Set problem:
Copy exactly the lines from the beginning of the data down to and including the line holding "minimum width=98pt, minimum", without any pictures.

Data lines:
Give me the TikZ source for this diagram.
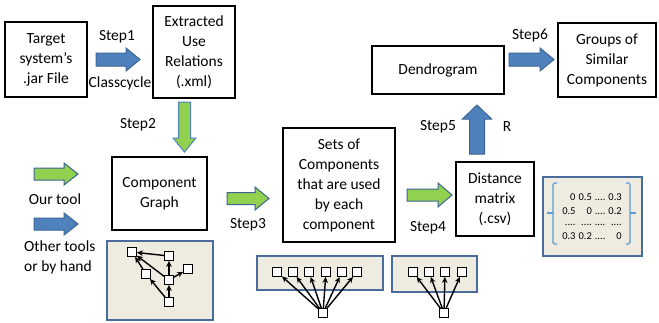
\documentclass[tikz,border=0pt]{standalone}
\usepackage{fontspec}
\setmainfont{Carlito}
\usetikzlibrary{arrows.meta}

\definecolor{arrowblue}{HTML}{4F81BD}
\definecolor{arrowline}{HTML}{3A6496}
\definecolor{arrowgreen}{HTML}{92D050}
\definecolor{panelfill}{HTML}{EEECE1}
\definecolor{panelline}{HTML}{4A6C9B}
\definecolor{bracketblue}{HTML}{5B9BD5}

% block arrow: [style]{tail}{angle}{length}{half shaft}{half head}
\newcommand{\blockarrow}[6][]{%
  \draw[line width=1pt, #1, shift={#2}, rotate=#3]
    (0,-#5) -- ({#4-14},-#5) -- ({#4-14},-#6) -- (#4,0)
    -- ({#4-14},#6) -- ({#4-14},#5) -- (0,#5) -- cycle;}

\tikzset{
  box/.style={draw, line width=1.5pt, align=center, inner sep=0pt,
    font=\fontsize{15.5}{20}\selectfont},
  lbl/.style={font=\fontsize{15.5}{20}\selectfont, inner sep=0pt},
  panel/.style={draw=panelline, fill=panelfill, line width=1.3pt},
  comp/.style={draw, fill=white, line width=1.3pt, minimum size=8.5pt, inner sep=0pt},
  use/.style={-{Stealth[length=6pt,width=5.5pt]}, line width=1.4pt},
  bluearrow/.style={draw=arrowline, fill=arrowblue},
  greenarrow/.style={draw=arrowline, fill=arrowgreen}
}

\begin{document}
\begin{tikzpicture}[x=1pt, y=-1pt]
    \useasboundingbox (0,0) rectangle (659,322);

    % main boxes
    \node[box, minimum width=82pt, minimum height=75pt] (target) at (46,59.5) {Target\\system’s\\.jar File};
    \node[box, minimum width=82pt, minimum height=92pt] (extracted) at (194,52) {Extracted\\Use\\Relations\\(.xml)};
    \node[box, minimum width=95pt, minimum height=73pt] (compgraph) at (159.5,193.5) {Component\\Graph};
    \node[box, minimum width=112pt, minimum height=114pt] (sets) at (339,185) {Sets of\\Components\\that are used\\by each\\component};
    \node[box, minimum width=78pt, minimum height=74pt] (distance) at (495,199) {Distance\\matrix\\(.csv)};
    \node[box, minimum width=132pt, minimum height=48pt] (dendro) at (438,70) {Dendrogram};
    \node[box, minimum width=98pt, minimum height=74pt] (groups) at (607,60) {Groups of\\Similar\\Components};

    % block arrows
    \blockarrow[bluearrow]{(96,59.5)}{0}{44}{6.5}{11.5}
    \blockarrow[greenarrow, draw=arrowblue]{(184.5,102)}{-90}{50}{6}{11.5}
    \blockarrow[greenarrow]{(34,174)}{0}{44}{6}{11}
    \blockarrow[bluearrow]{(34,224)}{0}{44}{6}{11}
    \blockarrow[greenarrow]{(227,198.5)}{0}{42}{6}{11.5}
    \blockarrow[greenarrow]{(407,195)}{0}{45}{6}{12}
    \blockarrow[bluearrow]{(477,154)}{90}{49}{7.5}{14.5}
    \blockarrow[bluearrow]{(509,59.5)}{0}{45}{6.5}{11.5}

    % step labels
    \node[lbl] (step1) at (117,37) {Step1};
    \node[lbl] (classcycle) at (120,83) {Classcycle};
    \node[lbl] (step2) at (138,125) {Step2};
    \node[lbl] (step3) at (248,225) {Step3};
    \node[lbl] (step4) at (428,228) {Step4};
    \node[lbl] (step5) at (438,127) {Step5};
    \node[lbl] (rtool) at (507,127) {R};
    \node[lbl] (step6) at (530,36) {Step6};
    \node[lbl] (ourtool) at (55,199) {Our tool};
    \node[lbl, align=left, anchor=west] (othertools) at (24,257) {Other tools\\or by hand};

    % component graph sample
    \node[panel, minimum width=106pt, minimum height=79pt] (graphpanel) at (160,280.5) {};
    \node[comp] (ga) at (132,252) {};
    \node[comp] (gb) at (169,256) {};
    \node[comp] (gc) at (188,269) {};
    \node[comp] (gd) at (146,274) {};
    \node[comp] (ge) at (169,280) {};
    \node[comp] (gf) at (169,302) {};
    \draw[use] (gb) -- (ga);
    \draw[use] (ge) -- (ga);
    \draw[use] (gd) -- (ga);
    \draw[use] (ge) -- (gb);
    \draw[use] (ge) -- (gc);
    \draw[use] (gf) -- (ge);
    \draw[use] (gf) -- (gd);

    % sets sample
    \node[panel, minimum width=126pt, minimum height=34pt] (setspanel) at (320,273) {};
    \node[comp] (su) at (323,313) {};
    \foreach \i/\x in {1/277,2/293,3/309,4/326,5/342,6/357} {
        \node[comp] (s\i) at (\x,272) {};
        \draw[use] (su) -- (s\i);
    }

    \node[panel, minimum width=85pt, minimum height=36pt] (distpanel) at (434.5,274) {};
    \node[comp] (du) at (444,313) {};
    \foreach \i/\x in {1/413,2/429,3/445,4/462} {
        \node[comp] (d\i) at (\x,272) {};
        \draw[use] (du) -- (d\i);
    }

    % distance matrix sample
    \node[panel, minimum width=99pt, minimum height=79pt] (matpanel) at (592.5,216.5) {};
    \node[font=\fontsize{10.5}{14}\selectfont, inner sep=0pt] (matvals) at (592,217) {%
        \setlength{\tabcolsep}{1.5pt}%
        \begin{tabular}{rrrr}
        0 & 0.5 & .... & 0.3\\
        0.5 & 0 & .... & 0.2\\[-3pt]
        .... & .... & .... & ....\\
        0.3 & 0.2 & .... & 0
        \end{tabular}};
    \draw[bracketblue, line width=1.3pt, rounded corners=1.5pt]
        (557,183) -- (553,183) -- (553,244) -- (557,244);
    \draw[bracketblue, line width=1.3pt] (547,213) -- (553,213);
    \draw[bracketblue, line width=1.3pt, rounded corners=1.5pt]
        (626,183) -- (630,183) -- (630,244) -- (626,244);
    \draw[bracketblue, line width=1.3pt] (630,213) -- (636,213);
\end{tikzpicture}
\end{document}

Exercise result:
Give me the TikZ source for this diagram.
\documentclass[tikz,border=0pt]{standalone}
\usepackage{fontspec}
\setmainfont{Carlito}
\usetikzlibrary{arrows.meta}

\definecolor{arrowblue}{HTML}{4F81BD}
\definecolor{arrowline}{HTML}{3A6496}
\definecolor{arrowgreen}{HTML}{92D050}
\definecolor{panelfill}{HTML}{EEECE1}
\definecolor{panelline}{HTML}{4A6C9B}
\definecolor{bracketblue}{HTML}{5B9BD5}

% block arrow: [style]{tail}{angle}{length}{half shaft}{half head}
\newcommand{\blockarrow}[6][]{%
  \draw[line width=1pt, #1, shift={#2}, rotate=#3]
    (0,-#5) -- ({#4-14},-#5) -- ({#4-14},-#6) -- (#4,0)
    -- ({#4-14},#6) -- ({#4-14},#5) -- (0,#5) -- cycle;}

\tikzset{
  box/.style={draw, line width=1.5pt, align=center, inner sep=0pt,
    font=\fontsize{15.5}{20}\selectfont},
  lbl/.style={font=\fontsize{15.5}{20}\selectfont, inner sep=0pt},
  panel/.style={draw=panelline, fill=panelfill, line width=1.3pt},
  comp/.style={draw, fill=white, line width=1.3pt, minimum size=8.5pt, inner sep=0pt},
  use/.style={-{Stealth[length=6pt,width=5.5pt]}, line width=1.4pt},
  bluearrow/.style={draw=arrowline, fill=arrowblue},
  greenarrow/.style={draw=arrowline, fill=arrowgreen}
}

\begin{document}
\begin{tikzpicture}[x=1pt, y=-1pt]
    \useasboundingbox (0,0) rectangle (659,322);

    % main boxes
    \node[box, minimum width=82pt, minimum height=75pt] (target) at (46,59.5) {Target\\system’s\\.jar File};
    \node[box, minimum width=82pt, minimum height=92pt] (extracted) at (194,52) {Extracted\\Use\\Relations\\(.xml)};
    \node[box, minimum width=95pt, minimum height=73pt] (compgraph) at (159.5,193.5) {Component\\Graph};
    \node[box, minimum width=112pt, minimum height=114pt] (sets) at (339,185) {Sets of\\Components\\that are used\\by each\\component};
    \node[box, minimum width=78pt, minimum height=74pt] (distance) at (495,199) {Distance\\matrix\\(.csv)};
    \node[box, minimum width=132pt, minimum height=48pt] (dendro) at (438,70) {Dendrogram};
    \node[box, minimum width=98pt, minimum height=74pt] (groups) at (607,60) {Groups of\\Similar\\Components};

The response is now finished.